たちまち号令が発せられた。人はいくら使ってもいい。すぐ市民を避難させ、その爆弾を始末しろ!
通常ならば二時間という時間があれば、それは必ずしも難しくはない。人手も多くは必要としない。だが今回は話が違った。
《生まれたばかりの赤ん坊を何十人もどう安全に避難させるんだ!》
《健康上の問題はないのか! 風邪でも引かれたらどうする!》
《保護してちゃんと親に返せるんだろうな! 後で取り違えなんてことになったら――》
おれが持つ警察用携帯電話の液晶パネルに文字が流れ映される。ゲンジョウに踏み込んだ警官達の通信が、文章化され逐一記録されるとともに、応援に駆けつける者達への情報として送られているのだ。
それをこのケータイでもって読める仕組みとなっている。おれだけでなく、神奈川にいるすべての警察官が、現地の声を文字として眼で追っている状況にあるのだ。
《いま現在施術中の手術があります! 中断はさせられません!》
《絶対安静の患者が数名在院! 動かすと命に係わります!》
《救急で搬送された重傷者あり! 「処置を誤ると危険」とのこと!》
《危篤状態の患者数名! 家族が避難を拒んでいます!》
悲鳴のような報告が次から次に映し出される。事は産科病棟だけの問題ではないようだった。
病院内にいるすべての人間を避難させることは適わず、動くことのできない患者、逃げるわけにはいかない医師や看護士に、それを置いての避難を拒否する者が大勢いるらしい。場所が病院であるために中で無線の類が使えず、それらの報告をするのにも有線電話を探さなければならない。それが余計な苦労となっているようでもあった。
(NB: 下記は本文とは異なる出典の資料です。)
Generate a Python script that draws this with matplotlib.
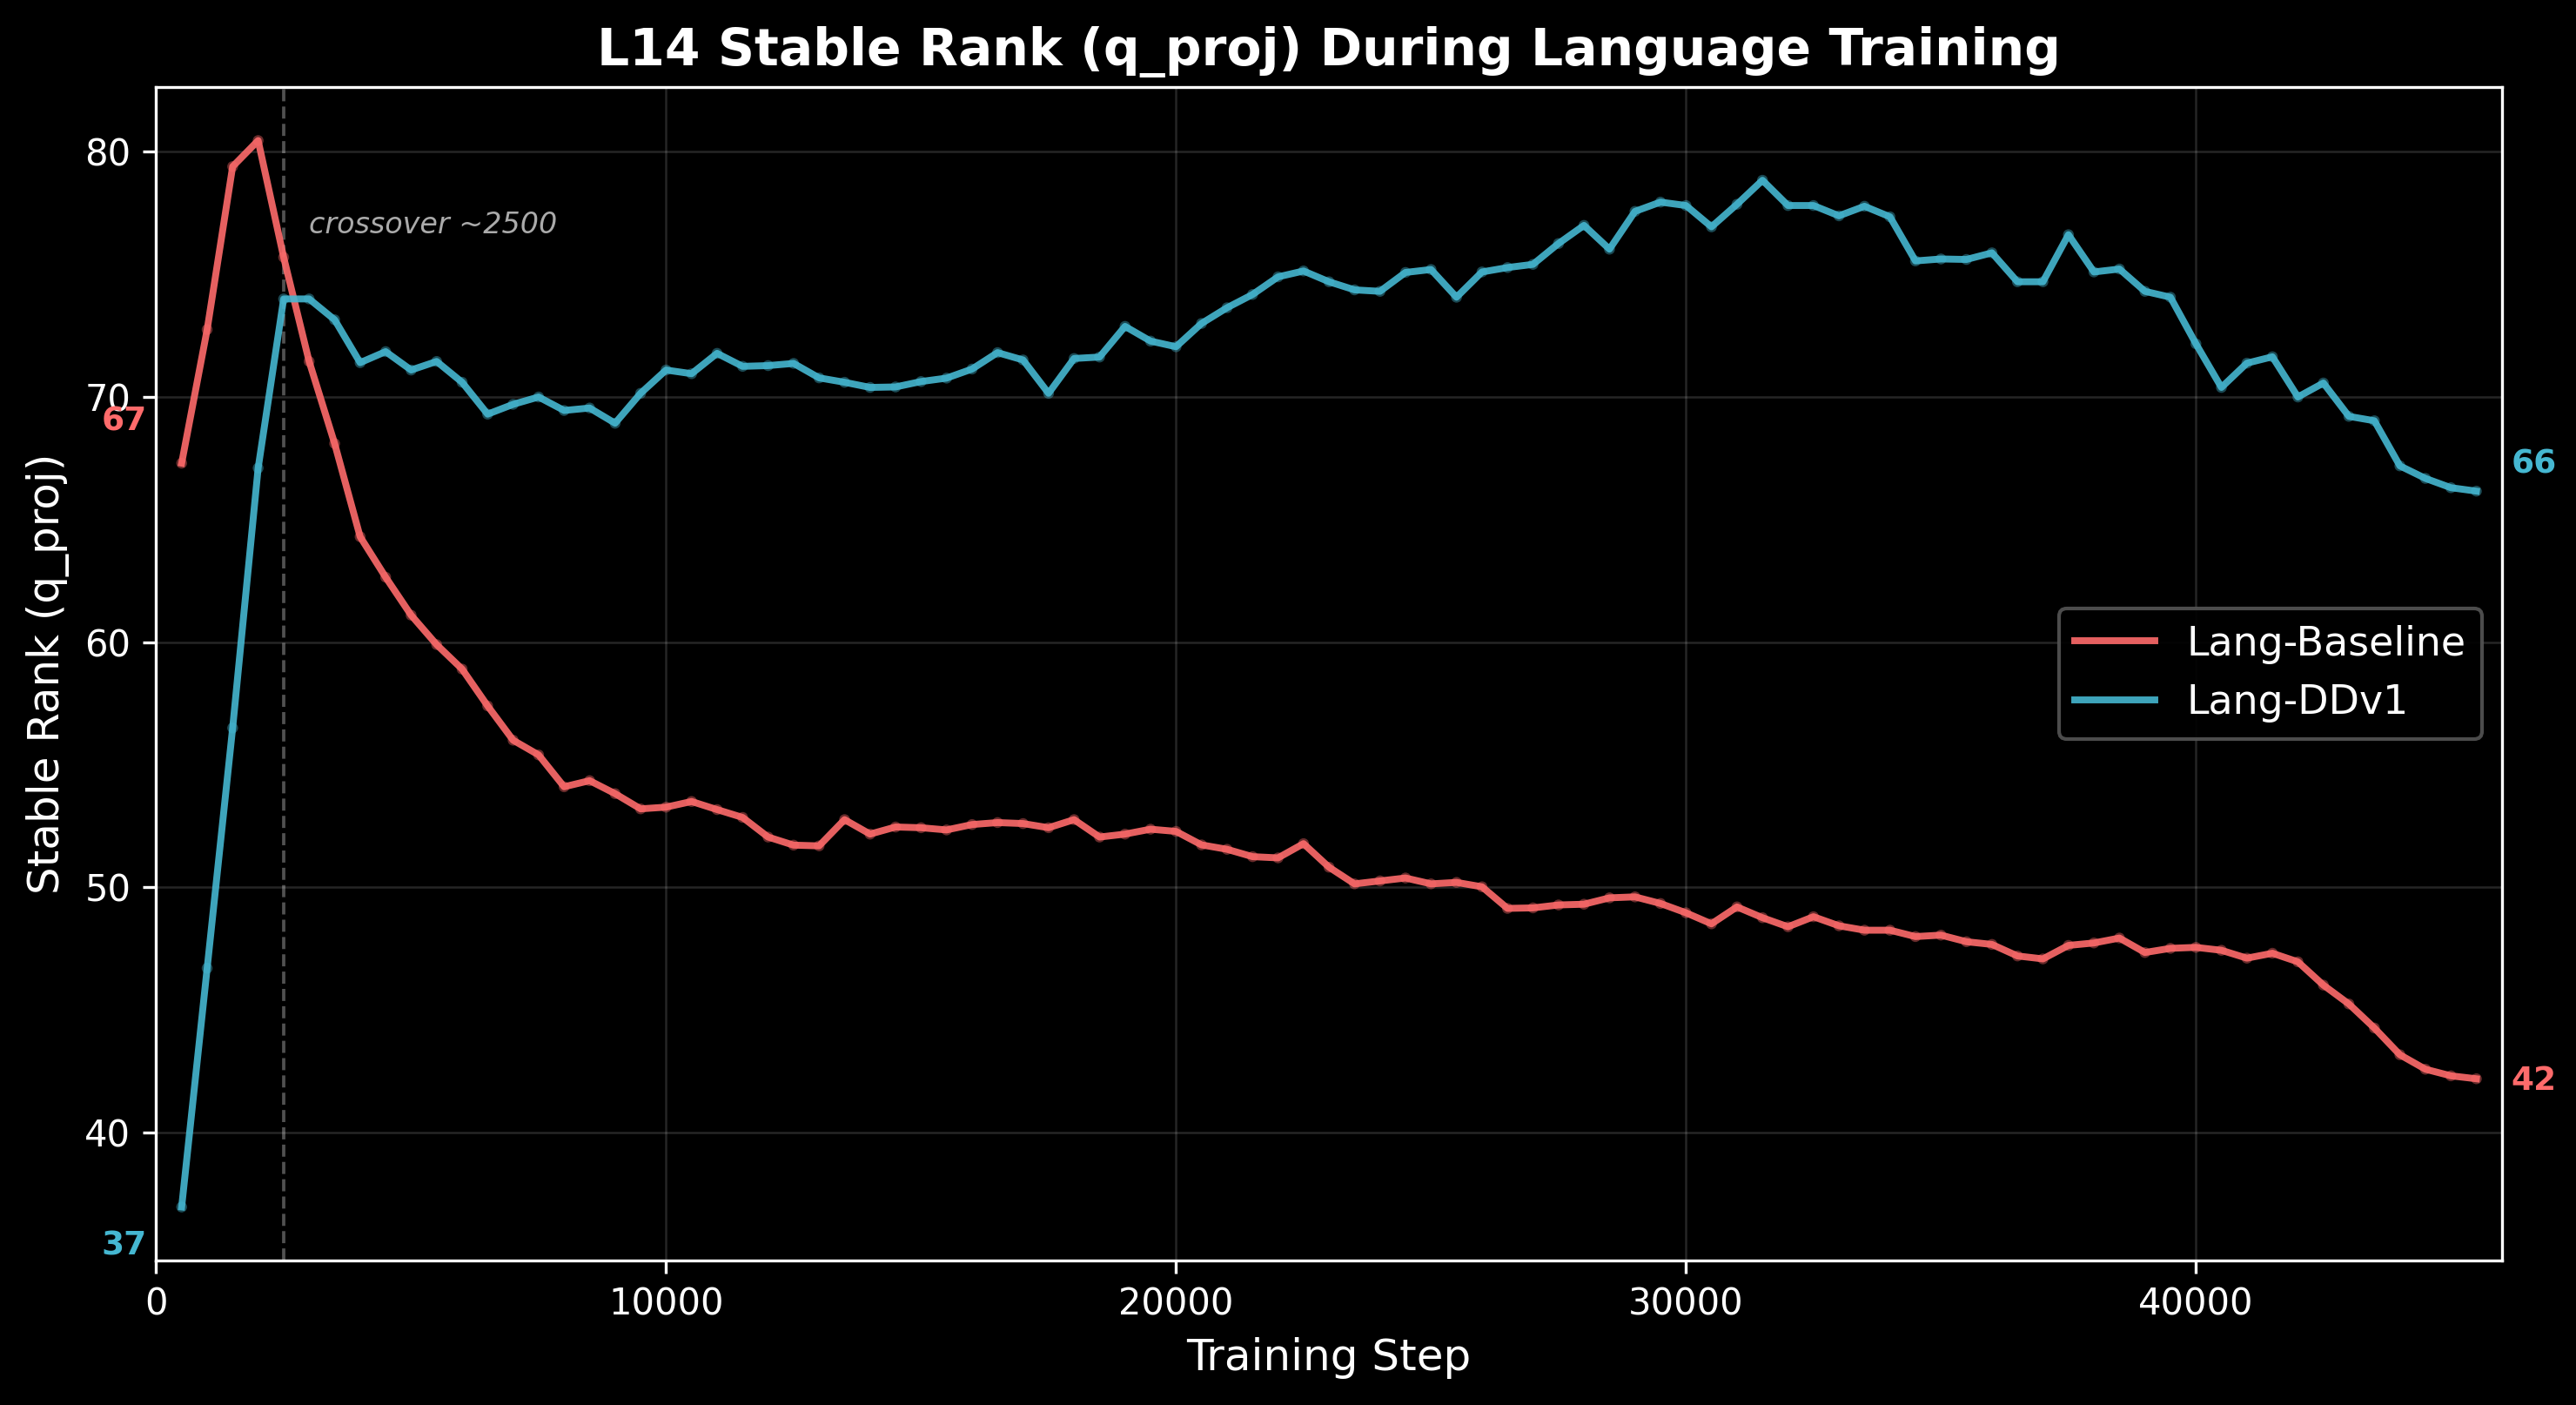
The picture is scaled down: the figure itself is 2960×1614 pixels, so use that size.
import numpy as np
import matplotlib
matplotlib.use("Agg")
import matplotlib.pyplot as plt

# -------------------------------
# DATA (stable rank of L14 q_proj, every 500 steps)
# -------------------------------
steps = np.arange(500, 45501, 500)

baseline = [
    67.3, 72.75, 79.4, 80.46, 75.7, 71.45, 68.1, 64.3, 62.65, 61.1,
    59.9, 58.9, 57.4, 56.0, 55.4, 54.1, 54.35, 53.82, 53.2, 53.27,
    53.5, 53.17, 52.85, 52.05, 51.72, 51.69, 52.76, 52.17, 52.46, 52.43,
    52.34, 52.56, 52.64, 52.6, 52.43, 52.76, 52.05, 52.17, 52.37, 52.28,
    51.73, 51.55, 51.25, 51.2, 51.78, 50.82, 50.14, 50.26, 50.38, 50.14,
    50.2, 50.02, 49.14, 49.16, 49.28, 49.31, 49.57, 49.61, 49.34, 48.96,
    48.51, 49.2, 48.76, 48.39, 48.8, 48.43, 48.25, 48.25, 47.99, 48.05,
    47.78, 47.67, 47.2, 47.08, 47.63, 47.73, 47.93, 47.34, 47.51, 47.55,
    47.43, 47.11, 47.31, 46.96, 46.01, 45.24, 44.26, 43.17, 42.58, 42.31,
    42.19,
]

ddv1 = [
    36.96, 46.7, 56.5, 67.1, 74.0, 74.0, 73.15, 71.4, 71.85, 71.1,
    71.45, 70.6, 69.3, 69.7, 70.0, 69.45, 69.55, 68.93, 70.15, 71.1,
    70.95, 71.78, 71.25, 71.28, 71.37, 70.78, 70.6, 70.39, 70.41, 70.63,
    70.77, 71.14, 71.81, 71.51, 70.15, 71.57, 71.63, 72.88, 72.28, 72.05,
    73.0, 73.64, 74.18, 74.9, 75.14, 74.70, 74.37, 74.31, 75.08, 75.20,
    74.07, 75.10, 75.28, 75.41, 76.26, 77.0, 76.03, 77.57, 77.95, 77.81,
    76.94, 77.86, 78.84, 77.81, 77.81, 77.39, 77.78, 77.35, 75.55, 75.63,
    75.61, 75.88, 74.70, 74.70, 76.62, 75.10, 75.22, 74.31, 74.07, 72.17,
    70.39, 71.38, 71.64, 70.0, 70.57, 69.21, 69.03, 67.19, 66.68, 66.30,
    66.16,
]

names = ["Lang-Baseline", "Lang-DDv1"]
colors = ["#FF6B6B", "#45B7D1"]
crossover_step = 2500

# label offsets (start, end) so the value tags don't sit on the lines
start_offsets = [1.7, -1.6]
end_offsets = [-0.1, 1.1]

# -------------------------------
# PLOT
# -------------------------------
plt.style.use("dark_background")
fig = plt.figure(figsize=(9.87, 5.38), dpi=300)
ax = fig.add_axes([0.0606, 0.1029, 0.9103, 0.8351])

for name, vals, col, s_off, e_off in zip(names, [baseline, ddv1], colors,
                                         start_offsets, end_offsets):
    ax.plot(steps, vals, color=col, lw=1.9, alpha=0.9, label=name, zorder=3)
    ax.scatter(steps, vals, color=col, s=9, alpha=0.4, zorder=2,
               edgecolors="none")
    ax.text(-0.004, vals[0] + s_off, f"{vals[0]:.0f}", color=col,
            fontsize=9, fontweight="bold", ha="right", va="center",
            transform=ax.get_yaxis_transform())
    ax.text(1.004, vals[-1] + e_off, f"{vals[-1]:.0f}", color=col,
            fontsize=9, fontweight="bold", ha="left", va="center",
            transform=ax.get_yaxis_transform())

ax.axvline(crossover_step, color="#888888", ls="--", lw=0.9, alpha=0.6,
           zorder=1)
ax.text(crossover_step + 500, 77.0, f"crossover ~{crossover_step}",
        color="#aaaaaa", fontsize=8, style="italic", va="center")

ax.set_xlim(0, 46000)
ax.set_ylim(34.78, 82.64)
ax.set_xticks([0, 10000, 20000, 30000, 40000])
ax.set_yticks([40, 50, 60, 70, 80])
ax.grid(True, color="white", alpha=0.15, lw=0.6)

ax.set_title("L14 Stable Rank (q_proj) During Language Training",
             fontsize=14, fontweight="bold")
ax.set_xlabel("Training Step", fontsize=12)
ax.set_ylabel("Stable Rank (q_proj)", fontsize=12)

leg = ax.legend(loc="center right", fontsize=11, facecolor="black",
                edgecolor="#555555", framealpha=0.9)

fig.savefig("out.png", dpi=300, facecolor="black")
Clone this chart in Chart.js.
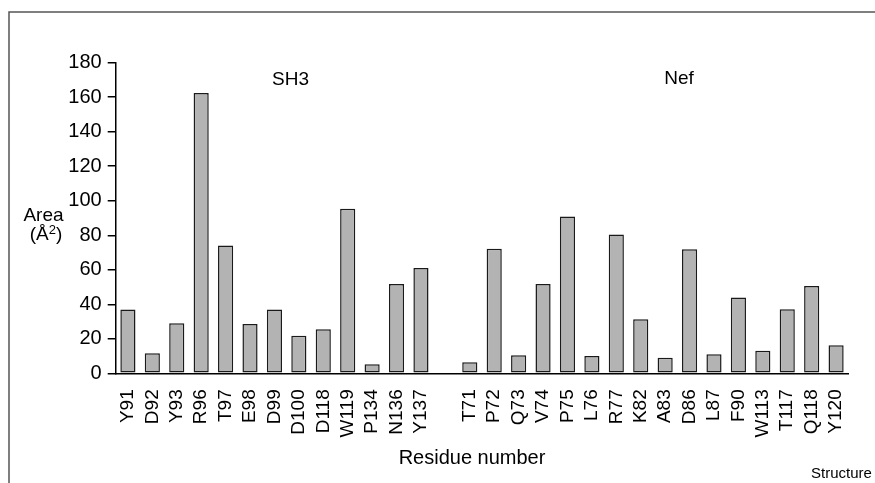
<!DOCTYPE html>
<html><head><meta charset="utf-8">
<script src="https://cdn.jsdelivr.net/npm/chart.js@4"></script>
<style>html,body{margin:0;padding:0;background:#fff;overflow:hidden;} #wrap{position:relative;width:875px;height:483px;}</style>
</head><body><div id="wrap"><canvas id="c" width="875" height="483"></canvas></div>
<script>
const categories = ['Y91','D92','Y93','R96','T97','E98','D99','D100','D118','W119','P134','N136','Y137','',
  'T71','P72','Q73','V74','P75','L76','R77','K82','A83','D86','L87','F90','W113','T117','Q118','Y120'];
const areaValues = [37,11.6,29,162.5,74,28.6,37,21.8,25.5,95.4,5.2,51.7,61,null,
  6.4,72.2,10.4,51.7,90.8,10,80.5,31.3,9,71.9,11,44,13.1,37.1,50.6,16.2];
const yTickValues = [0,20,40,60,80,100,120,140,160,180];
const groupLabels = ['SH3','Nef'];
const yTitle = ['Area','(Å','2',')'];
const xTitle = 'Residue number';
const footer = 'Structure';

const FONT = "'Liberation Sans', Arial, Helvetica, sans-serif";
Chart.defaults.font.family = FONT;
Chart.defaults.color = '#000';

const decor = {
  id: 'decor',
  afterDraw(chart) {
    const ctx = chart.ctx;
    ctx.save();
    ctx.strokeStyle = '#555';
    ctx.lineWidth = 1.5;
    ctx.beginPath();
    ctx.moveTo(9, 483); ctx.lineTo(9, 12); ctx.lineTo(875, 12);
    ctx.stroke();
    ctx.fillStyle = '#000';
    ctx.textBaseline = 'middle';
    ctx.textAlign = 'center';
    ctx.font = '19px ' + FONT;
    ctx.fillText(groupLabels[0], 290.5, 80);
    ctx.fillText(groupLabels[1], 679, 79);
    ctx.fillText(yTitle[0], 43.5, 216);
    ctx.textAlign = 'left';
    const w1 = ctx.measureText(yTitle[1]).width;
    ctx.font = '13px ' + FONT;
    const w2 = ctx.measureText(yTitle[2]).width;
    ctx.font = '19px ' + FONT;
    const w3 = ctx.measureText(yTitle[3]).width;
    let x0 = 46 - (w1 + w2 + w3) / 2;
    ctx.fillText(yTitle[1], x0, 235);
    ctx.font = '13px ' + FONT;
    ctx.fillText(yTitle[2], x0 + w1, 230);
    ctx.font = '19px ' + FONT;
    ctx.fillText(yTitle[3], x0 + w1 + w2, 235);
    ctx.textAlign = 'center';
    ctx.font = '20px ' + FONT;
    ctx.fillText(xTitle, 472, 458);
    ctx.textAlign = 'left';
    ctx.font = '15px ' + FONT;
    ctx.fillText(footer, 811, 474);
    ctx.restore();
  }
};

new Chart(document.getElementById('c'), {
  type: 'bar',
  data: {
    labels: categories,
    datasets: [{
      data: areaValues,
      backgroundColor: '#b3b3b3',
      borderColor: '#1a1a1a',
      borderWidth: 1.5,
      borderSkipped: false,
      barPercentage: 0.62,
      categoryPercentage: 1.0
    }]
  },
  options: {
    responsive: false,
    animation: false,
    devicePixelRatio: 1,
    layout: { padding: { left: 0, top: 62.7, right: 26.7, bottom: 0 } },
    plugins: { legend: { display: false }, tooltip: { enabled: false }, title: { display: false } },
    scales: {
      x: {
        grid: { display: false },
        border: { display: true, color: '#000', width: 1.5 },
        ticks: { maxRotation: 90, minRotation: 90, autoSkip: false, padding: 8, font: { size: 19 }, color: '#000' },
        afterFit(s) { s.height = 483 - 373.3; }
      },
      y: {
        min: 0, max: 180,
        afterBuildTicks(s) { s.ticks = yTickValues.map(v => ({ value: v })); },
        grid: { drawOnChartArea: false, drawTicks: true, tickLength: 8, color: '#000', lineWidth: 1.5 },
        border: { display: true, color: '#000', width: 1.5 },
        ticks: { padding: 6, font: { size: 20 }, color: '#000' },
        afterFit(s) { s.width = 115.7; }
      }
    }
  },
  plugins: [decor]
});
</script>
</body></html>
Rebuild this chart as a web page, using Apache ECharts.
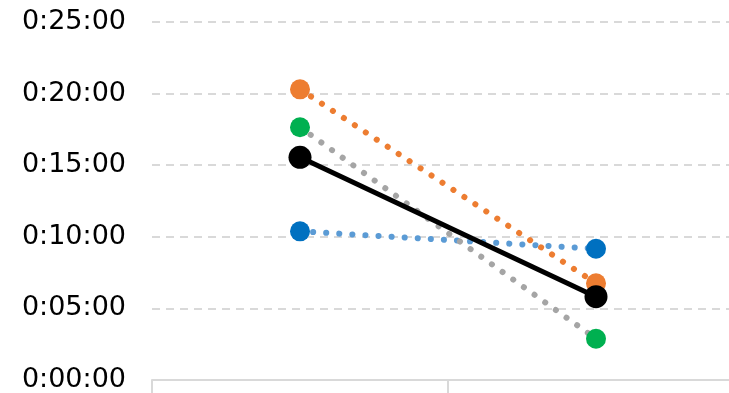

そしてやっぱり、こういうところに必ずいるのが厄介な人達。
《報告します! なんらかのカルト団員とみられる者数名、病室に閉じ籠って避難を拒絶しています! 「予知など当たるわけがなく、爆発も起きるわけがないのだから、逃げる必要はない」と主張! 「予知システムを廃止しろ」と叫んでいます!》
《我々を騙そうとしても無駄だーっ! すべての予知は冤罪であーる! システムを廃止さえすれば、このような事はそもそも起きなーい! だから予知などは廃止しろーっ!》
《あんた達、バカじゃないの? 予知なんてね、当たらないのよ。当たらないの! 今まで全部外れているの。なのに信じているなんてバーカとしか思えなーい!》
「あらあら。こんなのまで拾って文字にしちゃってる」
と佐久間(さくま)ひとみさんが言った。
「まあな」と木村満(きむらみつる)班長。「『予知がなけりゃあこのテロもない』っていうのは間違いでもないだろうが」
「やっぱり〈前提〉だと思う?」
「だろ。予知で未然に防がれるのが前提でなきゃ、産婦人科に爆弾なんて――」
「愉快テロ」
佐久間さんは窓から下を見て言った。
「けど、これはいくらなんでも――」
おれも下を覗き見た。病院からゾロゾロと人が吐き出されてくるが、中には杖をついてる者や、車椅子に乗った者、包帯でグルグル巻きになっているのや、〈点滴ポール〉とでも言うのか、薬液の袋を上から吊ったキャスター台を手で押して、それとチューブで繋がっている者までいる。
介護なしには歩けもしない老人や、なんとか動かすことはできるがストレッチャーで運び出さねばならない患者――そうした人々の扱いにゲンジョウに入った者らが苦慮しているのが、ケータイの液パネだけでなく実際に眼で見る光景に現れていた。